In 1978, Cooper took over as president of the International League and in 1985 hired Mobley, then a front-office official in Columbus, as his administrator and groomed him as his successor. Mobley took over as president in late 1990, and though his even-keeled demeanor contrasts Cooper's bigger-than-life bulldog personality, Mobley credits much of his success and longevity to the lessons he learned in those five years.
"It was a remarkable experience," Mobley said. "One of the things he shared with me early on is that (serving as league president) is a wonderful opportunity. Because of his experience working with the team for so long, there were different family events that he missed because of having to be at the ballpark. Here is an opportunity to do something where you have a little flexibility, stay involved in the game you love and have a family life."
Mobley also learned how to run the league. He recalled one incident when a farm director bickered with Cooper after he disallowed a transaction. The farm director threatened to sue him. " ' Bring it on,' " Mobley recalls Cooper responding. "He stood for what he believed in and didn't let go."
Ultimately, Cooper had to let go of the stadium bearing his name.
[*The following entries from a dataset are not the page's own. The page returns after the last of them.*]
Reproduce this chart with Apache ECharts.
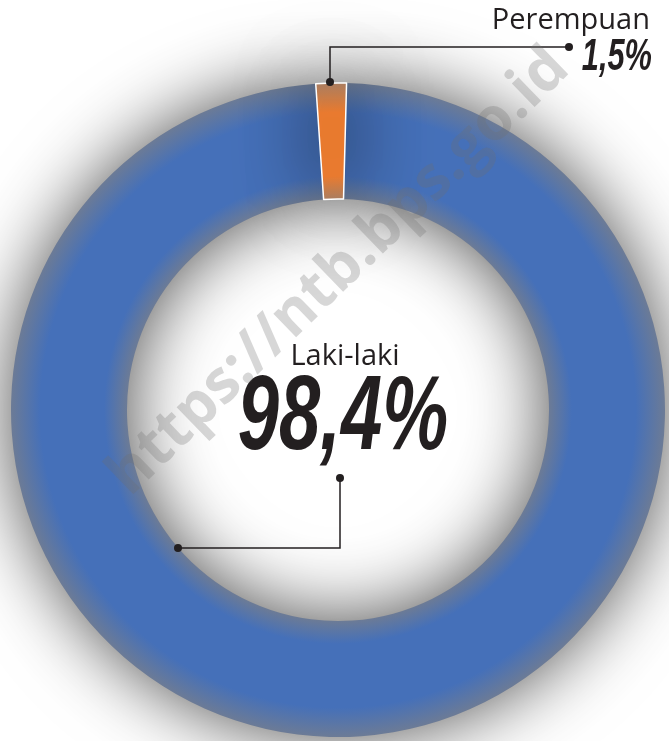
<!DOCTYPE html>
<html>
<head>
<meta charset="utf-8">
<script src="https://cdn.jsdelivr.net/npm/echarts@6/dist/echarts.min.js"></script>
<style>
  html, body { margin: 0; padding: 0; background: #fff; }
  #chart { width: 669px; height: 741px; }
</style>
</head>
<body>
<div id="chart"></div>
<script>
// data
const categories = ["Laki-laki", "Perempuan"];
const shares = [98.4, 1.5];
const watermark = "https://ntb.bps.go.id";

// ring geometry (pixels)
const cx = 338, cy = 410, rIn = 211, rOut = 327;

const fmt = v => v.toFixed(1).replace(".", ",") + "%";

// radial shading: greyish at both edges of the ring
function ringFill(edge, mid) {
  const f = rIn / rOut;
  return {
    type: "radial", x: cx, y: cy, r: rOut, global: true,
    colorStops: [
      { offset: 0, color: edge },
      { offset: f, color: edge },
      { offset: f + 0.07, color: mid },
      { offset: 0.91, color: mid },
      { offset: 1, color: edge },
    ],
  };
}
const fills = [ringFill("#6c7b96", "#4570b9"), ringFill("#ad7f62", "#ee7d30")];

const chart = echarts.init(document.getElementById("chart"));
chart.setOption({
  animation: false,
  backgroundColor: "#fff",
  series: [{
    type: "pie",
    center: [cx, cy],
    radius: [rIn, rOut],
    startAngle: 88.5,
    clockwise: true,
    silent: true,
    label: { show: false },
    labelLine: { show: false },
    itemStyle: { shadowBlur: 75, shadowColor: "rgba(0,0,0,0.7)" },
    data: categories.map((c, i) => ({
      name: c,
      value: shares[i],
      itemStyle: {
        color: fills[i],
        borderColor: i === 1 ? "#fff" : "transparent",
        borderWidth: i === 1 ? 1.5 : 0,
      },
    })),
  }],
  graphic: [
    // watermark
    {
      type: "text", x: 339, y: 272, rotation: 44 * Math.PI / 180, z: 100,
      style: {
        text: watermark, fill: "rgba(110,110,110,0.28)",
        font: "bold 60px 'Open Sans', sans-serif",
        align: "center", verticalAlign: "middle",
      },
    },
    // Laki-laki label
    {
      type: "text", x: 345, y: 357, z: 50,
      style: { text: categories[0], fill: "#231f20", font: "29px 'Open Sans', sans-serif", align: "center", verticalAlign: "middle" },
    },
    {
      type: "text", x: 343, y: 420, z: 50, scaleX: 0.7,
      style: { text: fmt(shares[0]), fill: "#231f20", font: "italic bold 106px 'Liberation Sans Narrow', sans-serif", align: "center", verticalAlign: "middle" },
    },
    {
      type: "polyline", z: 50,
      shape: { points: [[340, 478], [340, 548], [178, 548]] },
      style: { stroke: "#231f20", lineWidth: 1.5, fill: null },
    },
    { type: "circle", z: 50, shape: { cx: 340, cy: 478, r: 4 }, style: { fill: "#231f20" } },
    { type: "circle", z: 50, shape: { cx: 178, cy: 548, r: 4 }, style: { fill: "#231f20" } },
    // Perempuan label
    {
      type: "text", x: 650, y: 21, z: 50,
      style: { text: categories[1], fill: "#231f20", font: "29px 'Open Sans', sans-serif", align: "right", verticalAlign: "middle" },
    },
    {
      type: "text", x: 652, y: 58, z: 50, scaleX: 0.7,
      style: { text: fmt(shares[1]), fill: "#231f20", font: "italic bold 44px 'Liberation Sans Narrow', sans-serif", align: "right", verticalAlign: "middle" },
    },
    {
      type: "polyline", z: 50,
      shape: { points: [[330, 82], [330, 47], [569, 47]] },
      style: { stroke: "#231f20", lineWidth: 1.5, fill: null },
    },
    { type: "circle", z: 50, shape: { cx: 330, cy: 82, r: 4 }, style: { fill: "#231f20" } },
    { type: "circle", z: 50, shape: { cx: 569, cy: 47, r: 4 }, style: { fill: "#231f20" } },
  ],
});
</script>
</body>
</html>
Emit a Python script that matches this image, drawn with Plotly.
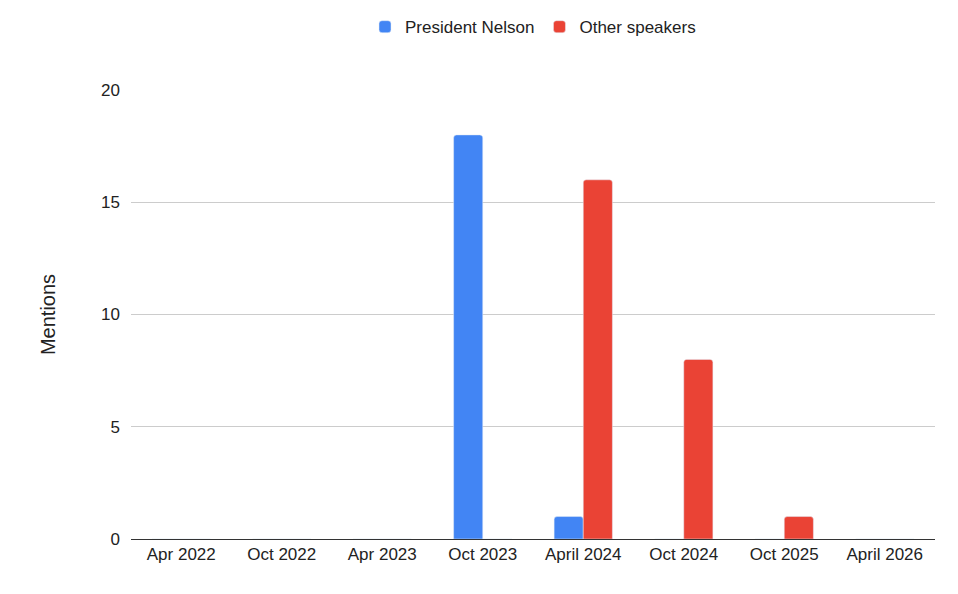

Clippers management began brainstorming a new ballpark project about 12 years ago, and Cooper was resistant to the idea at first, Schnacke said. But as new sports complexes sprouted around Columbus, Cooper began to realize that the team would not be able to compete. He took part in the committee to build Huntington Park, a state-of-the-art facility that debuted in 2009 by topping the minors in attendance with 666,797 fans.
The ballpark also debuted with a bronze statue of Cooper out front, honoring him as "the patriarch of Columbus baseball and the modern-day father of Columbus baseball."
"I can see the back of the statue from my office," Schancke said this morning, "and there are flowers and candles around it right now. It's quite touching."
Cooper made it out to each of the Clippers' six day games this season and a couple of night games as well. There was often a cue of people hoping to shake his hand.
"We would let people know when he was (at the ballpark)," Schnacke said. "They would come into the suite and reminisce with him. It was neat to see."
Mobley and Cooper remained close over the years, regularly meeting for lunch. Over the past several months, as Cooper's health worsened, Mobley would bring sandwiches to Cooper's house and the pair would sit around the kitchen table talking baseball and life. At their last meeting, about three weeks ago, Mobley brought the final league attendance sheets from the season.
"He was always interested in how everyone was doing," Mobley said.